The event featured two expert keynote speakers: Prof. Paul Crawford, professor of health humanities at the University of Nottingham, UK; and Dr. Mohammed Ghaly, professor of Islam and biomedical ethics at the Center for Islamic Legislation and Ethics at Hamad Bin Khalifa University.

In his speech, Dr. Crawford set the medical humanities within the context of clinically relevant developments in the field, and outlined the significant impacts that creative practices can have on health and wellbeing.

Dr. Ghaly spoke about Islamic ethics and their intersection with healthcare and the biomedical sciences in the context of the medical humanities.

The course directors of the event were Dr. Alan Weber, professor of English at WCM-Q, and Dr. Byrad Yyelland, associate professor of social sciences at VQUarts Qatar.

Dr. Mohamud Verjee, former Assistant Dean of Medical Student Affairs at WCM-Q and Dr. Fella Benabed of Annaba University, Algeria, served on the Organizing Committee.

Dr. Weber said: “The large number of abstract submissions from every continent attests to the impact that the medical and health humanities are having on health systems globally. As AI is poised to take over some of the routine functions of medicine, empathy and humanism will become increasingly important values in health and medicine.”

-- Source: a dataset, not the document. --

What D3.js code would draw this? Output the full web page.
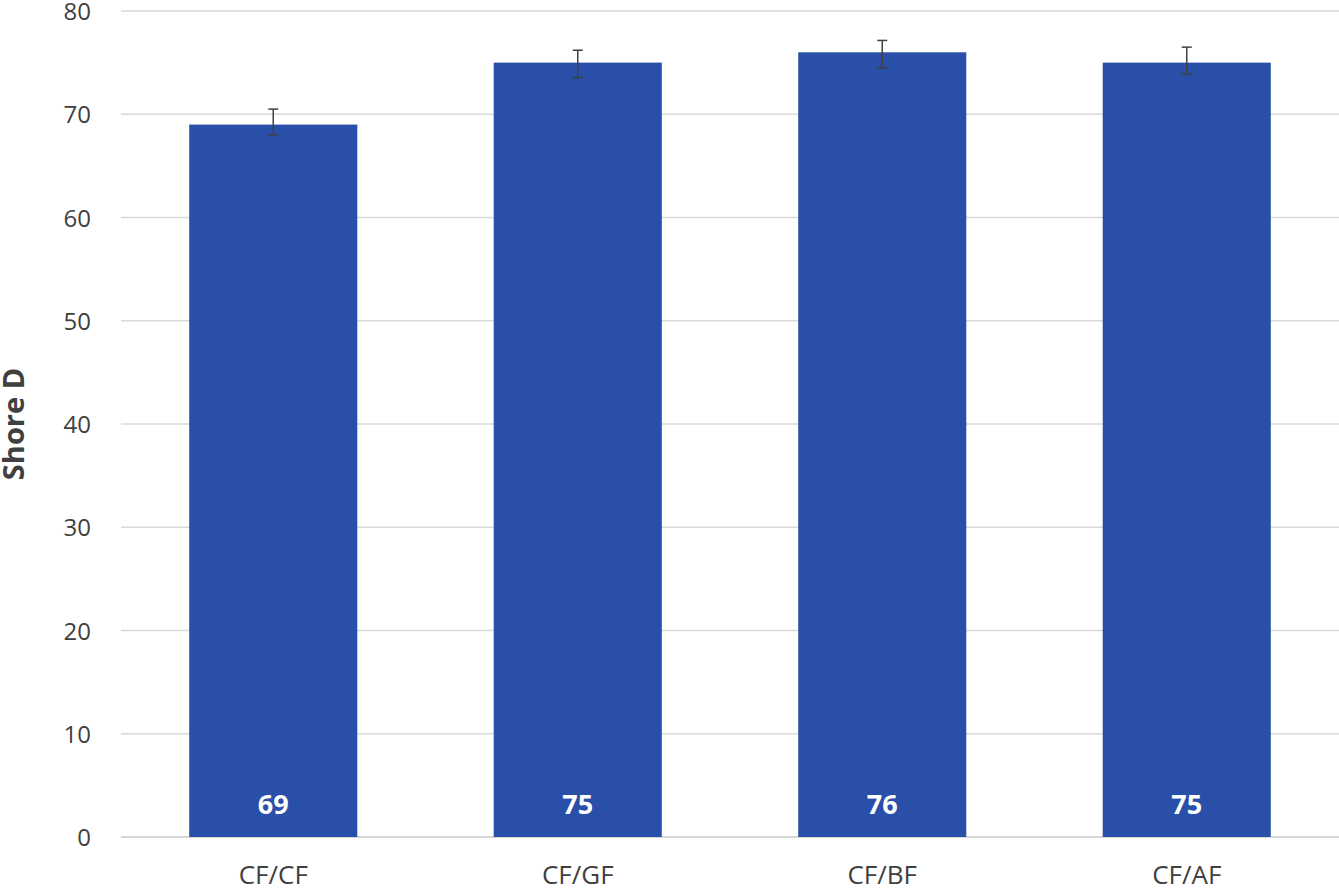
<!DOCTYPE html>
<html><head><meta charset="utf-8">
<script src="https://cdn.jsdelivr.net/npm/d3@7"></script>
<style>body{margin:0;background:#fff}svg{display:block}</style>
</head><body>
<svg id="c" width="1339" height="892"></svg>
<script>
const categories = ["CF/CF", "CF/GF", "CF/BF", "CF/AF"];
const values = [69, 75, 76, 75];
const errPlus = [1.5, 1.2, 1.15, 1.5];
const errMinus = [1.0, 1.45, 1.5, 1.1];
const yTicks = [0, 10, 20, 30, 40, 50, 60, 70, 80];

const svg = d3.select("#c");
const font = "'Open Sans', 'Noto Sans', sans-serif";
const m = {l: 121, r: 0, t: 11, b: 55};
const W = 1339, H = 892;
const x = d3.scaleBand().domain(categories).range([m.l, W - m.r]).paddingInner(0.448).paddingOuter(0.224);
const y = d3.scaleLinear().domain([0, 80]).range([H - m.b, m.t]);

// gridlines
svg.append("g").selectAll("line").data(yTicks).join("line")
  .attr("x1", m.l).attr("x2", W).attr("y1", d => y(d)).attr("y2", d => y(d))
  .attr("stroke", d => d === 0 ? "#c8c8c8" : "#d9d9d9").attr("stroke-width", 1.3);

// y axis labels
const yAxis = d3.axisLeft(y).tickValues(yTicks).tickSize(0).tickPadding(0);
const ga = svg.append("g").attr("transform", `translate(${m.l - 30},0)`).call(yAxis);
ga.select(".domain").remove();
ga.selectAll("text").attr("font-family", font).attr("font-size", 24).attr("fill", "#404040").attr("dy", "0.36em");

// bars
svg.append("g").selectAll("rect").data(values).join("rect")
  .attr("x", (d, i) => x(categories[i])).attr("width", x.bandwidth())
  .attr("y", d => y(d)).attr("height", d => y(0) - y(d))
  .attr("fill", "#2a4fa8");

// error bars
const eg = svg.append("g").attr("stroke", "#404040").attr("stroke-width", 1.5);
values.forEach((v, i) => {
  const cx = x(categories[i]) + x.bandwidth() / 2;
  const yt = y(v + errPlus[i]), yb = y(v - errMinus[i]);
  eg.append("line").attr("x1", cx).attr("x2", cx).attr("y1", yt).attr("y2", yb);
  eg.append("line").attr("x1", cx - 5).attr("x2", cx + 5).attr("y1", yt).attr("y2", yt);
  eg.append("line").attr("x1", cx - 5).attr("x2", cx + 5).attr("y1", yb).attr("y2", yb);
});

// value labels
svg.append("g").selectAll("text").data(values).join("text")
  .attr("x", (d, i) => x(categories[i]) + x.bandwidth() / 2).attr("y", y(0) - 23)
  .attr("text-anchor", "middle").attr("font-family", font).attr("font-weight", "bold")
  .attr("font-size", 27).attr("fill", "#fff").text(d => d);

// x labels
const xAxis = d3.axisBottom(x).tickSize(0).tickPadding(0);
const gx = svg.append("g").attr("transform", `translate(0,${y(0) + 47})`).call(xAxis);
gx.select(".domain").remove();
gx.selectAll("text").attr("font-family", font).attr("font-size", 26).attr("fill", "#404040").attr("dy", 0).attr("y", 0);

// y title
svg.append("text").attr("transform", `translate(24,${(y(0)+y(80))/2}) rotate(-90)`)
  .attr("text-anchor", "middle").attr("font-family", font).attr("font-weight", "bold")
  .attr("font-size", 29).attr("fill", "#404040").text("Shore D");
</script>
</body></html>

According to Dr. Yyelland: “Just as healthcare is rapidly changing, the foundational learning that supports the development of an empathetic, open-minded and truly human physician must evolve as well. Integration of the arts and humanities with medicine is vital to this evolution.”

Many of the participants submitted original research to the conference, with a total of 73 papers presented on the topics of narrative medicine, medical sociology, philosophy of medicine, medical ethics and narrative ethics, literature and medicine, arts therapies and arts-in-health, healthcare communication, the history of medicine and other humanistic initiatives in health and medicine. All of the submissions were peer-reviewed and selected papers will be included in a published volume to be released at a later date.